EXERCISE BRIEF => Set down word for word each line from the start of the listing through the line that contains "const yTicks = [50, 60, 70, 80, 90, 100];", both included.

Some records:
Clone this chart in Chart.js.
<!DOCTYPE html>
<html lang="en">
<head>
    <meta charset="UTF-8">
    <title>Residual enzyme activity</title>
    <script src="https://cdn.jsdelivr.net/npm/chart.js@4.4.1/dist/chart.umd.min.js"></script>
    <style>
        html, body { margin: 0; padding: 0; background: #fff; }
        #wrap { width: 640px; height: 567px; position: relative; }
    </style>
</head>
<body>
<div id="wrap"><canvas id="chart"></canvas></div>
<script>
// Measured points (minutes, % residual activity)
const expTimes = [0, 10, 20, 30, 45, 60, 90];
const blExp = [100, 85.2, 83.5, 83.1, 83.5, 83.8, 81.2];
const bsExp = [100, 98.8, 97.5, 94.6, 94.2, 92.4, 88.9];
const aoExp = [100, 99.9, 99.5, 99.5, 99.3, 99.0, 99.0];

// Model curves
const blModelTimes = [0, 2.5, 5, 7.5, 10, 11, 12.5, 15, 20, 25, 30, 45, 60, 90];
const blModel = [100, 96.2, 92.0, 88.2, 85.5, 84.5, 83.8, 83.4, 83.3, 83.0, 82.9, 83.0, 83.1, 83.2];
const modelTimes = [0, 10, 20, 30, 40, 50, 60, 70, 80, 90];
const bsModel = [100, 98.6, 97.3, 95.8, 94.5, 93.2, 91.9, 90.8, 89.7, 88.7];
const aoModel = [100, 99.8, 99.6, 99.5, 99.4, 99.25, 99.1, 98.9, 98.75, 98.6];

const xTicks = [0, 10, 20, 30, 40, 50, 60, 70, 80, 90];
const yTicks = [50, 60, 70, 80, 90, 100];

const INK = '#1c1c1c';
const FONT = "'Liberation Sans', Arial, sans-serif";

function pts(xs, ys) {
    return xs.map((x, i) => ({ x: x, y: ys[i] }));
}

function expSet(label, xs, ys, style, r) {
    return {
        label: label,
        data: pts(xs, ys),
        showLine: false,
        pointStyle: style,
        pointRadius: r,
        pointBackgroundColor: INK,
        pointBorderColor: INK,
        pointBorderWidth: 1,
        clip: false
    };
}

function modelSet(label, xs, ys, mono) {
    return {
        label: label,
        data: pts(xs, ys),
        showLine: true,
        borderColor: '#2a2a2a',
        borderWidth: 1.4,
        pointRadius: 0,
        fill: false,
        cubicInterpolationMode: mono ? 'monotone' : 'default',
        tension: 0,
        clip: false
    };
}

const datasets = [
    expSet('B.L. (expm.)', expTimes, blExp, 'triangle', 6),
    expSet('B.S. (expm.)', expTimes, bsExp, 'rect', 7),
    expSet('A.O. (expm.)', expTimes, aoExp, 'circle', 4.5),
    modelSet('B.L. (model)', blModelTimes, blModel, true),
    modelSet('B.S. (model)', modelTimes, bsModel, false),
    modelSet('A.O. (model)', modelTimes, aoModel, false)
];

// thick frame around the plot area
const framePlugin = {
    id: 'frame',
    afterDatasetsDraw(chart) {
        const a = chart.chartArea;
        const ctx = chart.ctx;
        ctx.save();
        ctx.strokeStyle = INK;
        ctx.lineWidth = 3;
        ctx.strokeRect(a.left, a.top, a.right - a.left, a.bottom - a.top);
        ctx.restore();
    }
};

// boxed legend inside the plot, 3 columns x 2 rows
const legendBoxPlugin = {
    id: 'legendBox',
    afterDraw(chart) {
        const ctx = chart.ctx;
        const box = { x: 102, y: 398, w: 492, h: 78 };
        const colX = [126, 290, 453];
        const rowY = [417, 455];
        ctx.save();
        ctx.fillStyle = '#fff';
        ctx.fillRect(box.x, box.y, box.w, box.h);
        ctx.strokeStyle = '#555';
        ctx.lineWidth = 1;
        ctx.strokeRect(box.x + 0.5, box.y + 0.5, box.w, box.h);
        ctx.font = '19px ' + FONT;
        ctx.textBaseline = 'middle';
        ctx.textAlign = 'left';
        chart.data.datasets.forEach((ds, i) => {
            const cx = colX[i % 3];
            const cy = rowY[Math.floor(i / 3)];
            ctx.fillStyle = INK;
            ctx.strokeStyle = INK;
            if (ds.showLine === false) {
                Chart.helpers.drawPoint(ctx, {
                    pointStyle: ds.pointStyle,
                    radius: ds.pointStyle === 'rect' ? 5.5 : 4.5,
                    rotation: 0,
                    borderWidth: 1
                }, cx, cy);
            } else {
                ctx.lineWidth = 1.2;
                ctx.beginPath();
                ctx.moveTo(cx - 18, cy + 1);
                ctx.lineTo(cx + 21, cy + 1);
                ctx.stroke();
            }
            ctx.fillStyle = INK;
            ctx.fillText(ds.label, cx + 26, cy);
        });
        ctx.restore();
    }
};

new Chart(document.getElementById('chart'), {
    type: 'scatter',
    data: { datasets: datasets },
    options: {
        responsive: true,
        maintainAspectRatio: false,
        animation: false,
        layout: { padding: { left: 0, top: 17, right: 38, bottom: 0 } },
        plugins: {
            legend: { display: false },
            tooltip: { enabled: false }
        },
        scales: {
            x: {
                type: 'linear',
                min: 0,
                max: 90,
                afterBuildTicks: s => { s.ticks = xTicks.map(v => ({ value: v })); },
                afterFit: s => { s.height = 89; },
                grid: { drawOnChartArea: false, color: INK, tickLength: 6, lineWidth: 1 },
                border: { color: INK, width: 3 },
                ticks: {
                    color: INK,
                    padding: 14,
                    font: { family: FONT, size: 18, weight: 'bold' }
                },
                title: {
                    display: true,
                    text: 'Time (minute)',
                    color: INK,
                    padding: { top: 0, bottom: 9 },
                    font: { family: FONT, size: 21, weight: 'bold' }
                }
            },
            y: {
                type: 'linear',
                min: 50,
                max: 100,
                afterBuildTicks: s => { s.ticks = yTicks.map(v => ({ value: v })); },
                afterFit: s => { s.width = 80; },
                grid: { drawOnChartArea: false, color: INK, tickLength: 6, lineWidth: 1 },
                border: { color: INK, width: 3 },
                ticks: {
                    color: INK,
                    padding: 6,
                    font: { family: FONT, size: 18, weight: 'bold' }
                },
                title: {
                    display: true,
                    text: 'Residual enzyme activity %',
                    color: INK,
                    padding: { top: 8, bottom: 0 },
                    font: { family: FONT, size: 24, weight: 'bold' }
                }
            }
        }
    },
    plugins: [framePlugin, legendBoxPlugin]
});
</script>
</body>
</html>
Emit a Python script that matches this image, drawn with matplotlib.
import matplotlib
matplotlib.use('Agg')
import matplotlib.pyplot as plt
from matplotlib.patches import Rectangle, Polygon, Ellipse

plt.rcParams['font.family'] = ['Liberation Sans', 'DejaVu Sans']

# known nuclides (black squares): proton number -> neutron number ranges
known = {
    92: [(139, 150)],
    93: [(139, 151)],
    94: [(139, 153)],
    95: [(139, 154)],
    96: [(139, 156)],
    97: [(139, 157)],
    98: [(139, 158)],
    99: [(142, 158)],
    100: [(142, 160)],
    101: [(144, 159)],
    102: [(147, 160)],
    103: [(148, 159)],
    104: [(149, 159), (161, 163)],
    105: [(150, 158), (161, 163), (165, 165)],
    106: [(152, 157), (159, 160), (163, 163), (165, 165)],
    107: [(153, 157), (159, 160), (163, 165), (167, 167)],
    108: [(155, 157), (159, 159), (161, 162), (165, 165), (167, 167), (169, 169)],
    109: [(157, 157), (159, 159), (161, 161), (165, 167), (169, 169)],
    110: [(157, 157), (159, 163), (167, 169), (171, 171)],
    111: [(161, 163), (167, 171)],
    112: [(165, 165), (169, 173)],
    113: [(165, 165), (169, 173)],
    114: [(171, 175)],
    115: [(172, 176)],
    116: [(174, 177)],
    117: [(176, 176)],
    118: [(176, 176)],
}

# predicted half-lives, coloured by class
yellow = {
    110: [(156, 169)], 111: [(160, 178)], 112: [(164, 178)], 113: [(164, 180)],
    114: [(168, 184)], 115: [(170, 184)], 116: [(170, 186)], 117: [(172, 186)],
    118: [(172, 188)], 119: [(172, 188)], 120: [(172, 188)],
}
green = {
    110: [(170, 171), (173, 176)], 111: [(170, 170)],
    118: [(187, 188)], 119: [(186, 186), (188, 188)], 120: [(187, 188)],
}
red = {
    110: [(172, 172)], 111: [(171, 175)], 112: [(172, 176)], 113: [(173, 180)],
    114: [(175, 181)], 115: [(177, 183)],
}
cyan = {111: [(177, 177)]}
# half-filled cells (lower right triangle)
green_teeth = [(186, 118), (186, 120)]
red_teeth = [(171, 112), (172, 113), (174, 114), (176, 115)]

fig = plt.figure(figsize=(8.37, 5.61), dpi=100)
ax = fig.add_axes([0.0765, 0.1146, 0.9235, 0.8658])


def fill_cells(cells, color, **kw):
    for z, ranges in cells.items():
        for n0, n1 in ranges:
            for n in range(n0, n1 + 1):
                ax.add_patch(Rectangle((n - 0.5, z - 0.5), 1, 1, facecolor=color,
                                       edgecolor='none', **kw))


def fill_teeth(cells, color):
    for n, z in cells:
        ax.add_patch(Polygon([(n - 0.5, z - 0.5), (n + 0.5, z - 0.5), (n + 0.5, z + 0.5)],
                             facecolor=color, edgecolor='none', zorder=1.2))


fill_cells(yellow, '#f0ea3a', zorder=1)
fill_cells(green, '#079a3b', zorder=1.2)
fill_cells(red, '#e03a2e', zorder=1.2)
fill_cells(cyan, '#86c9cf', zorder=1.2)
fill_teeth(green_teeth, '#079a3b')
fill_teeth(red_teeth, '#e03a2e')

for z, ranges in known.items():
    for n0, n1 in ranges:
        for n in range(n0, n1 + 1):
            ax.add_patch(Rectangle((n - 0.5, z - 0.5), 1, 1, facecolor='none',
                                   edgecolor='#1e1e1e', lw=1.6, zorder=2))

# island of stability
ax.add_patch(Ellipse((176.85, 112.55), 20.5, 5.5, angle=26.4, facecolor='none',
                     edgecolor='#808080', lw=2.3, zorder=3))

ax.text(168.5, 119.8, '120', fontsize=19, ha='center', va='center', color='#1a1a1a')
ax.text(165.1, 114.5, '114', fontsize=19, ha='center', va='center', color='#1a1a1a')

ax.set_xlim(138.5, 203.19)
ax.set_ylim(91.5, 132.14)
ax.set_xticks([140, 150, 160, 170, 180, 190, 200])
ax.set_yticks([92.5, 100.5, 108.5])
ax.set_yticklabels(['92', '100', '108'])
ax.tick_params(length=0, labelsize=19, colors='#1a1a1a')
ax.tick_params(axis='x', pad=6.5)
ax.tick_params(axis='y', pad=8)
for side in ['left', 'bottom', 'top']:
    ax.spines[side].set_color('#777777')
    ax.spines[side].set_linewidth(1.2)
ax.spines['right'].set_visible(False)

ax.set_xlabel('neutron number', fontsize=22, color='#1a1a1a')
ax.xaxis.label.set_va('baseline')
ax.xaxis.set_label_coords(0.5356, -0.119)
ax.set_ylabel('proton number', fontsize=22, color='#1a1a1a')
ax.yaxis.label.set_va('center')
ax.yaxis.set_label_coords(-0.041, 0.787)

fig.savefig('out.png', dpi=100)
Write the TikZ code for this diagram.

ANSWER =>
Clone this chart in Chart.js.
<!DOCTYPE html>
<html lang="en">
<head>
    <meta charset="UTF-8">
    <title>Residual enzyme activity</title>
    <script src="https://cdn.jsdelivr.net/npm/chart.js@4.4.1/dist/chart.umd.min.js"></script>
    <style>
        html, body { margin: 0; padding: 0; background: #fff; }
        #wrap { width: 640px; height: 567px; position: relative; }
    </style>
</head>
<body>
<div id="wrap"><canvas id="chart"></canvas></div>
<script>
// Measured points (minutes, % residual activity)
const expTimes = [0, 10, 20, 30, 45, 60, 90];
const blExp = [100, 85.2, 83.5, 83.1, 83.5, 83.8, 81.2];
const bsExp = [100, 98.8, 97.5, 94.6, 94.2, 92.4, 88.9];
const aoExp = [100, 99.9, 99.5, 99.5, 99.3, 99.0, 99.0];

// Model curves
const blModelTimes = [0, 2.5, 5, 7.5, 10, 11, 12.5, 15, 20, 25, 30, 45, 60, 90];
const blModel = [100, 96.2, 92.0, 88.2, 85.5, 84.5, 83.8, 83.4, 83.3, 83.0, 82.9, 83.0, 83.1, 83.2];
const modelTimes = [0, 10, 20, 30, 40, 50, 60, 70, 80, 90];
const bsModel = [100, 98.6, 97.3, 95.8, 94.5, 93.2, 91.9, 90.8, 89.7, 88.7];
const aoModel = [100, 99.8, 99.6, 99.5, 99.4, 99.25, 99.1, 98.9, 98.75, 98.6];

const xTicks = [0, 10, 20, 30, 40, 50, 60, 70, 80, 90];
const yTicks = [50, 60, 70, 80, 90, 100];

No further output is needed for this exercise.